* [EXERCISE REQUIREMENTS]:
Start with the line that contains "Convert this chart" and end with the line that contains "PieChart, Pie, Cell"; retype those lines and the ones between them exactly, without any pictures.

Saved entries

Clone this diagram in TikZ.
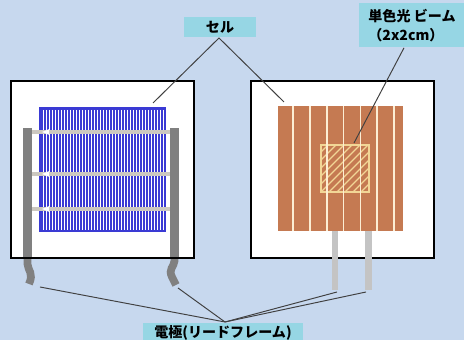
\documentclass[tikz,border=0pt]{standalone}
\usepackage{fontspec}
\newfontfamily\jpfont{Noto Sans CJK JP}

\definecolor{bg}{RGB}{199,216,238}
\definecolor{tagcyan}{RGB}{150,214,228}
\definecolor{cellblue}{RGB}{58,58,212}
\definecolor{leaddark}{RGB}{128,128,128}
\definecolor{leadlight}{RGB}{196,196,196}
\definecolor{barbeige}{RGB}{204,200,192}
\definecolor{copper}{RGB}{197,122,82}
\definecolor{cream}{RGB}{252,238,212}
\definecolor{beamline}{RGB}{242,214,150}

\begin{document}
\begin{tikzpicture}[x=0.02cm, y=-0.02cm,
    tag/.style = {fill=tagcyan, inner sep=0pt, font=\jpfont\bfseries\fontsize{8}{11}\selectfont},
    frame/.style = {draw=black, line width=1.1pt},
    leader/.style = {draw=black!75, line width=0.55pt},
    bus/.style = {barbeige, line width=2.2pt}
    ]
  \fill[bg] (0,0) rectangle (464,340);
  \useasboundingbox (0,0) rectangle (464,340);

  % left sample: blue cell with fingers and bus bars
  \fill[white] (11,81) rectangle (194,258);
  \fill[cellblue] (39,107) rectangle (166,232);
  \foreach \x in {0,...,40}
    \draw[white, line width=0.75pt] (43.5+3*\x,110) -- (43.5+3*\x,230);
  \foreach \y in {132,174,209} {
    \draw[bus] (31,\y) -- (171,\y);
    \fill[white] (42,\y) -- (49,\y-2.8) -- (49,\y+2.8) -- cycle;
  }
  \fill[leaddark] (23,128) rectangle (32,258);
  \fill[leaddark] (170,128) rectangle (179,258);
  \draw[leaddark, line width=4.4pt] (27.5,255) -- (27.5,264) .. controls (28,271) and (34,273) .. (29,284);
  \draw[leaddark, line width=4.4pt] (174.5,255) -- (174.5,261) .. controls (174,267) and (168,269) .. (172,277) -- (176,285);
  \draw[frame] (11,81) rectangle (194,258);

  % right sample: copper stripes with beam spot
  \fill[white] (251,81) rectangle (434,258);
  \fill[copper] (278,106) rectangle (403,231);
  \begin{scope}
    \clip (321,145) rectangle (369,192);
    \foreach \d in {-40,-32,...,56}
      \draw[beamline, line width=0.7pt] (321+\d,192) -- (369+\d,144);
  \end{scope}
  \draw[beamline, line width=0.9pt] (321,145) rectangle (369,192);
  \foreach \x in {0,...,6}
    \draw[cream, line width=1pt] (293.2+16.8*\x,106) -- (293.2+16.8*\x,231);
  \draw[frame] (251,81) rectangle (434,258);
  \fill[leadlight] (332,231) rectangle (338,290);
  \fill[leadlight] (365,231) rectangle (372,290);

  % labels
  \node[tag, minimum width=1.44cm, minimum height=0.4cm] (cell) at (220,27) {セル};
  \node[tag, minimum width=2.12cm, minimum height=0.88cm, align=left] (beam) at (412,25.5)
    {単色光 ビーム\\（2x2cm）};
  \node[tag, minimum width=3.2cm, minimum height=0.4cm] (elec) at (223,333) {電極(リードフレーム)};

  \coordinate (cellL) at (153,103);
  \coordinate (cellR) at (284,102);
  \coordinate (spot) at (354,143);
  \coordinate (leadA) at (40,287);
  \coordinate (leadB) at (178,288);
  \coordinate (leadC) at (337,292);
  \coordinate (leadD) at (366,292);
  \coordinate (cellTip) at (219,38);
  \coordinate (elecTip) at (225,322);

  \draw[leader] (cellL) -- (cellTip) -- (cellR);
  \draw[leader] (beam.south) ++(-8,0) -- (spot);
  \foreach \p in {leadA,leadB,leadC,leadD}
    \draw[leader] (\p) -- (elecTip);
\end{tikzpicture}
\end{document}
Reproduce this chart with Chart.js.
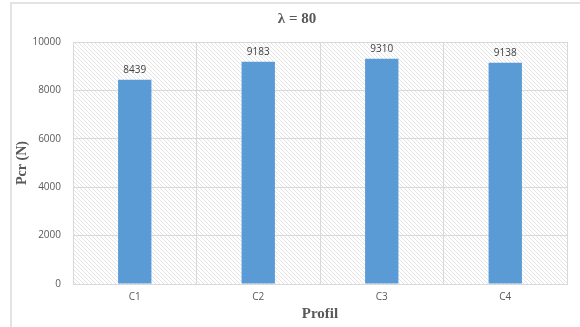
<!DOCTYPE html>
<html>
<head>
<meta charset="utf-8">
<script src="https://cdn.jsdelivr.net/npm/chart.js@4"></script>
<style>
  html, body { margin: 0; padding: 0; background: #fff; }
  #wrap { position: relative; width: 580px; height: 327px; overflow: hidden; }
  #frame { position: absolute; left: 10px; top: 2px; width: 600px; height: 340px;
           border-left: 2px solid #e3e3e3; border-top: 2px solid #e3e3e3; }
  canvas { position: absolute; left: 0; top: 0; }
</style>
</head>
<body>
<div id="wrap">
  <div id="frame"></div>
  <canvas id="myChart" width="580" height="327"></canvas>
</div>
<script>
const categories = ['C1', 'C2', 'C3', 'C4'];
const pcrValues = [8439, 9183, 9310, 9138];
const yTicks = [0, 2000, 4000, 6000, 8000, 10000];
const chartTitle = 'λ = 80';
const yTitle = 'Pcr (N)';
const xTitle = 'Profil';

const gray = '#595959';
const gridColor = '#d9d9d9';

// diagonal hatch used behind the bars
function makeHatch() {
    const c = document.createElement('canvas');
    c.width = 4; c.height = 4;
    const g = c.getContext('2d');
    g.fillStyle = '#ffffff';
    g.fillRect(0, 0, 4, 4);
    g.fillStyle = '#e4e4e4';
    for (let i = 0; i < 4; i++) g.fillRect(i, i, 1, 1);
    return g.createPattern(c, 'repeat');
}

const hatchPlugin = {
    id: 'hatch',
    beforeDraw(chart) {
        const { ctx, chartArea: a } = chart;
        ctx.save();
        ctx.fillStyle = makeHatch();
        ctx.fillRect(a.left, a.top, a.right - a.left, a.bottom - a.top);
        ctx.restore();
    }
};

const topTitle = {
    id: 'topTitle',
    afterDraw(chart) {
        const { ctx } = chart;
        ctx.save();
        ctx.font = 'bold 15px "Liberation Serif"';
        ctx.fillStyle = gray;
        ctx.textAlign = 'center';
        ctx.textBaseline = 'middle';
        ctx.fillText(chartTitle, 297, 19);
        ctx.restore();
    }
};

const valueLabels = {
    id: 'valueLabels',
    afterDatasetsDraw(chart) {
        const { ctx } = chart;
        const meta = chart.getDatasetMeta(0);
        ctx.save();
        ctx.font = '10px "Open Sans"';
        ctx.fillStyle = '#404040';
        ctx.textAlign = 'center';
        ctx.textBaseline = 'bottom';
        meta.data.forEach((bar, i) => {
            ctx.fillText(String(pcrValues[i]), bar.x, bar.y - 5);
        });
        ctx.restore();
    }
};

const ctx = document.getElementById('myChart').getContext('2d');
new Chart(ctx, {
    type: 'bar',
    data: {
        labels: categories,
        datasets: [{
            data: pcrValues,
            backgroundColor: '#5b9bd5',
            borderWidth: 0,
            barPercentage: 0.9,
            categoryPercentage: 0.3
        }]
    },
    options: {
        responsive: false,
        animation: false,
        layout: { padding: { top: 42, right: 13, left: 0, bottom: 0 } },
        plugins: {
            legend: { display: false },
            title: { display: false },
            tooltip: { enabled: false }
        },
        scales: {
            x: {
                grid: { color: gridColor, offset: true, drawTicks: false },
                border: { color: gridColor },
                ticks: { color: gray, font: { family: 'Open Sans', size: 10 }, padding: 7 },
                title: {
                    display: true, text: xTitle, color: gray,
                    font: { family: 'Liberation Serif', size: 15, weight: 'bold' },
                    padding: { top: 0, bottom: 4 }
                },
                afterFit(s) { s.height = 43; }
            },
            y: {
                min: 0,
                max: 10000,
                grid: { color: gridColor, drawTicks: false },
                border: { color: gridColor },
                afterBuildTicks(s) { s.ticks = yTicks.map(v => ({ value: v })); },
                ticks: {
                    color: gray, font: { family: 'Open Sans', size: 10 }, padding: 12,
                    callback: v => String(v)
                },
                title: {
                    display: true, text: yTitle, color: gray,
                    font: { family: 'Liberation Serif', size: 14, weight: 'bold' },
                    padding: { top: 14, bottom: 0 }
                },
                afterFit(s) { s.width = 73; }
            }
        }
    },
    plugins: [hatchPlugin, valueLabels, topTitle]
});
</script>
</body>
</html>
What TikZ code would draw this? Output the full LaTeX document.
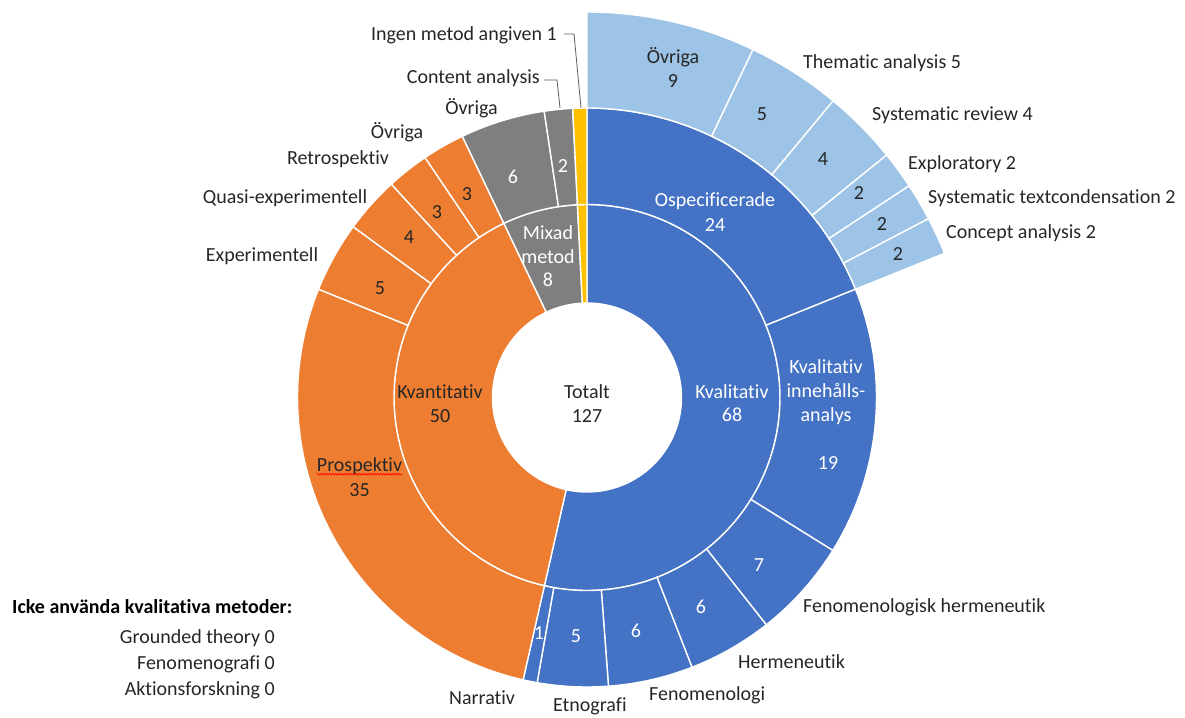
\documentclass[tikz,border=0pt]{standalone}
\usepackage{fontspec}
\setmainfont{Carlito}[Ligatures={NoCommon}]
\usetikzlibrary{decorations.pathmorphing}
\definecolor{cblue}{HTML}{4472C4}
\definecolor{corange}{HTML}{ED7D31}
\definecolor{cgray}{HTML}{7F7F7F}
\definecolor{cyellow}{HTML}{FFC000}
\definecolor{clight}{HTML}{9DC3E6}
\definecolor{ctext}{HTML}{262626}
\newcommand\sbseg[5]{\filldraw[fill=#5,draw=white,line width=1.4pt]
  ({90-(#3)*2.8346457}:#1) arc[start angle={90-(#3)*2.8346457},end angle={90-(#4)*2.8346457},radius=#1]
  -- ({90-(#4)*2.8346457}:#2) arc[start angle={90-(#4)*2.8346457},end angle={90-(#3)*2.8346457},radius=#2] -- cycle;}
\begin{document}
\begin{tikzpicture}[x=1pt,y=1pt,
  lbl/.style={font=\fontsize{20}{24}\selectfont,inner sep=0pt,text height=13pt,text depth=0pt,text=ctext},
  wl/.style={lbl,text=white},
  leader/.style={draw=ctext!75,line width=0.8pt}]
\useasboundingbox (0,0) rectangle (1185,-717);
\begin{scope}[shift={(587,-397.5)}]
% inner ring
\sbseg{94.5}{193}{0}{68}{cblue}
\sbseg{94.5}{193}{68}{118}{corange}
\sbseg{94.5}{193}{118}{126}{cgray}
\sbseg{94.5}{193}{126}{127}{cyellow}
% middle ring
\sbseg{193}{289.5}{0}{24}{cblue}
\sbseg{193}{289.5}{24}{43}{cblue}
\sbseg{193}{289.5}{43}{50}{cblue}
\sbseg{193}{289.5}{50}{56}{cblue}
\sbseg{193}{289.5}{56}{62}{cblue}
\sbseg{193}{289.5}{62}{67}{cblue}
\sbseg{193}{289.5}{67}{68}{cblue}
\sbseg{193}{289.5}{68}{103}{corange}
\sbseg{193}{289.5}{103}{108}{corange}
\sbseg{193}{289.5}{108}{112}{corange}
\sbseg{193}{289.5}{112}{115}{corange}
\sbseg{193}{289.5}{115}{118}{corange}
\sbseg{193}{289.5}{118}{124}{cgray}
\sbseg{193}{289.5}{124}{126}{cgray}
\sbseg{193}{289.5}{126}{127}{cyellow}
% outer ring
\sbseg{289.5}{385.5}{0}{9}{clight}
\sbseg{289.5}{385.5}{9}{14}{clight}
\sbseg{289.5}{385.5}{14}{18}{clight}
\sbseg{289.5}{385.5}{18}{20}{clight}
\sbseg{289.5}{385.5}{20}{22}{clight}
\sbseg{289.5}{385.5}{22}{24}{clight}
\end{scope}
% inner labels
\node[lbl] (t1) at (587,-392) {Totalt};
\node[lbl] (t2) at (587,-416) {127};
\node[wl] (kl1) at (732,-392) {Kvalitativ};
\node[wl] (kl2) at (732,-415) {68};
\node[lbl] (kn1) at (440,-392) {Kvantitativ};
\node[lbl] (kn2) at (440,-416) {50};
\node[wl] (m1) at (548,-233) {Mixad};
\node[wl] (m2) at (548,-257) {metod};
\node[wl] (m3) at (548,-280) {8};
% middle labels
\node[wl] (os1) at (715,-200) {Ospecificerade};
\node[wl] (os2) at (715,-225) {24};
\node[wl] (ki1) at (826,-367) {Kvalitativ};
\node[wl] (ki2) at (826,-391) {innehålls-};
\node[wl] (ki3) at (826,-415) {analys};
\node[wl] (ki4) at (828,-463) {19};
\node[wl] (v7) at (759,-565) {7};
\node[wl] (vh) at (701,-607) {6};
\node[wl] (vf) at (636,-631) {6};
\node[wl] (ve) at (576,-636) {5};
\node[wl] (vn) at (539,-633) {1};
\node[lbl] (pr1) at (359.5,-465) {Prospektiv};
\node[lbl] (pr2) at (359.5,-490) {35};
\draw[red,line width=0.7pt,decorate,decoration={snake,amplitude=0.8pt,segment length=3pt}]
  ([yshift=-2.5pt]pr1.south west) -- ([yshift=-2.5pt]pr1.south east);
\node[lbl] (vx) at (380,-288) {5};
\node[lbl] (vq) at (409,-237) {4};
\node[lbl] (vr) at (437,-212) {3};
\node[lbl] (vo) at (467,-194) {3};
\node[wl] (g6) at (513,-177) {6};
\node[wl] (g2) at (563,-166) {2};
% outer labels
\node[lbl] (ov1) at (673,-57) {Övriga};
\node[lbl] (ov2) at (673,-81) {9};
\node[lbl] (b5) at (762,-114) {5};
\node[lbl] (b4) at (823,-159) {4};
\node[lbl] (b2a) at (859,-193) {2};
\node[lbl] (b2b) at (882,-224) {2};
\node[lbl] (b2c) at (898,-254) {2};
% outside labels
\node[lbl,anchor=east] (lingen) at (557,-34) {Ingen metod angiven 1};
\node[lbl,anchor=east] (lcontent) at (540,-77) {Content analysis};
\coordinate (ytop) at (581,-108);
\coordinate (ctop) at (560,-108);
\draw[leader] ([xshift=7pt]lingen.east) -- ++(10,0) -- (ytop);
\draw[leader] ([xshift=4pt,yshift=-3pt]lcontent.east) -- ++(13,0) -- (ctop);
\node[lbl] (lgovr) at (471.5,-108) {Övriga};
\node[lbl] (loovr) at (397,-132) {Övriga};
\node[lbl] (lretro) at (338,-158) {Retrospektiv};
\node[lbl] (lquasi) at (285,-197) {Quasi-experimentell};
\node[lbl] (lexp) at (262,-255) {Experimentell};
\node[lbl,anchor=west] (lthem) at (803,-62) {Thematic analysis 5};
\node[lbl,anchor=west] (lsysr) at (872,-114) {Systematic review 4};
\node[lbl,anchor=west] (lexpl) at (908,-163) {Exploratory 2};
\node[lbl,anchor=west] (lsyst) at (928,-197) {Systematic textcondensation 2};
\node[lbl,anchor=west] (lconc) at (946,-232) {Concept analysis 2};
\node[lbl,anchor=west] (lfh) at (803,-606) {Fenomenologisk hermeneutik};
\node[lbl,anchor=west] (lherm) at (738,-662) {Hermeneutik};
\node[lbl,anchor=west] (lfen) at (649,-694) {Fenomenologi};
\node[lbl,anchor=west] (letn) at (553,-705) {Etnografi};
\node[lbl,anchor=west] (lnar) at (449,-698) {Narrativ};
% not used methods
\node[lbl,anchor=west,text=black] (h0) at (12,-607) {\bfseries Icke använda kvalitativa metoder:};
\node[lbl,anchor=east] (h1) at (275,-637) {Grounded theory 0};
\node[lbl,anchor=east] (h2) at (275,-663) {Fenomenografi 0};
\node[lbl,anchor=east] (h3) at (275,-689) {Aktionsforskning 0};
\end{tikzpicture}
\end{document}
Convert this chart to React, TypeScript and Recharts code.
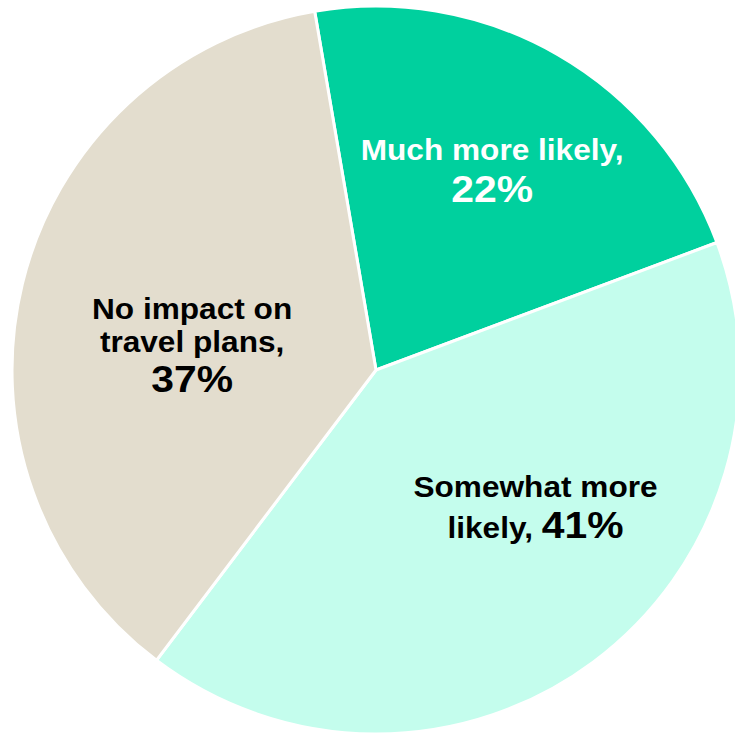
import React from "react";
import { PieChart, Pie, Cell } from "recharts";

const categories = ["Much more likely", "Somewhat more likely", "No impact on travel plans"];
const values = [22, 41, 37];
const colors = ["#00D09E", "#C4FDED", "#E3DDCE"];
const textColors = ["#FFFFFF", "#000000", "#000000"];

const data = categories.map((name, i) => ({ name, value: values[i] }));

const RAD = Math.PI / 180;
const FONT = "'Liberation Sans', Arial, Helvetica, sans-serif";
const SMALL = 29;
const BIG = 37.5;
const SCALE_X = 1.09;

// label layout: radius fraction along mid-angle, extra offset
const layouts = [
  { frac: 0.64, dx: 0, dy: 0 },
  { frac: 0.6, dx: 29, dy: -35 },
  { frac: 0.52, dx: 0, dy: 20 },
];

function renderLabel(props: any) {
  const { cx, cy, midAngle, outerRadius, index } = props;
  const L = layouts[index];
  const r = outerRadius * L.frac;
  const x = cx + r * Math.cos(-midAngle * RAD) + L.dx;
  const y = cy + r * Math.sin(-midAngle * RAD) + L.dy;
  const fill = textColors[index];
  const pct = `${values[index]}%`;
  const common = { textAnchor: "middle" as const, fill, fontFamily: FONT, fontWeight: 700 };
  const tf = `translate(${x} ${y}) scale(${SCALE_X} 1)`;
  if (index === 0) {
    return (
      <g key="l0" transform={tf}>
        <text x={0} y={-8} fontSize={SMALL} {...common}>Much more likely,</text>
        <text x={0} y={34} fontSize={BIG} {...common}>{pct}</text>
      </g>
    );
  }
  if (index === 1) {
    return (
      <g key="l1" transform={tf}>
        <text x={0} y={-13} fontSize={SMALL} {...common}>Somewhat more</text>
        <text x={0} y={28} fontSize={SMALL} {...common}>
          likely, <tspan fontSize={BIG}>{pct}</tspan>
        </text>
      </g>
    );
  }
  return (
    <g key="l2" transform={tf}>
      <text x={0} y={-26} fontSize={SMALL} {...common}>No impact on</text>
      <text x={0} y={7} fontSize={SMALL} {...common}>travel plans,</text>
      <text x={0} y={47} fontSize={BIG} {...common}>{pct}</text>
    </g>
  );
}

export default function App() {
  return (
    <div style={{ position: "absolute", left: 0, top: 0, width: 735, height: 736, background: "#fff" }}>
      <PieChart width={735} height={736} margin={{ top: 0, right: 0, bottom: 0, left: 0 }}>
        <Pie
          data={data}
          dataKey="value"
          nameKey="name"
          cx={376}
          cy={370}
          outerRadius={364}
          innerRadius={0}
          startAngle={99.7}
          endAngle={-260.3}
          stroke="#FFFFFF"
          strokeWidth={3}
          label={renderLabel}
          labelLine={false}
          isAnimationActive={false}
        >
          {data.map((d, i) => (
            <Cell key={d.name} fill={colors[i]} />
          ))}
        </Pie>
      </PieChart>
    </div>
  );
}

* [WRITTEN REPLY]:
Convert this chart to React, TypeScript and Recharts code.
import React from "react";
import { PieChart, Pie, Cell } from "recharts";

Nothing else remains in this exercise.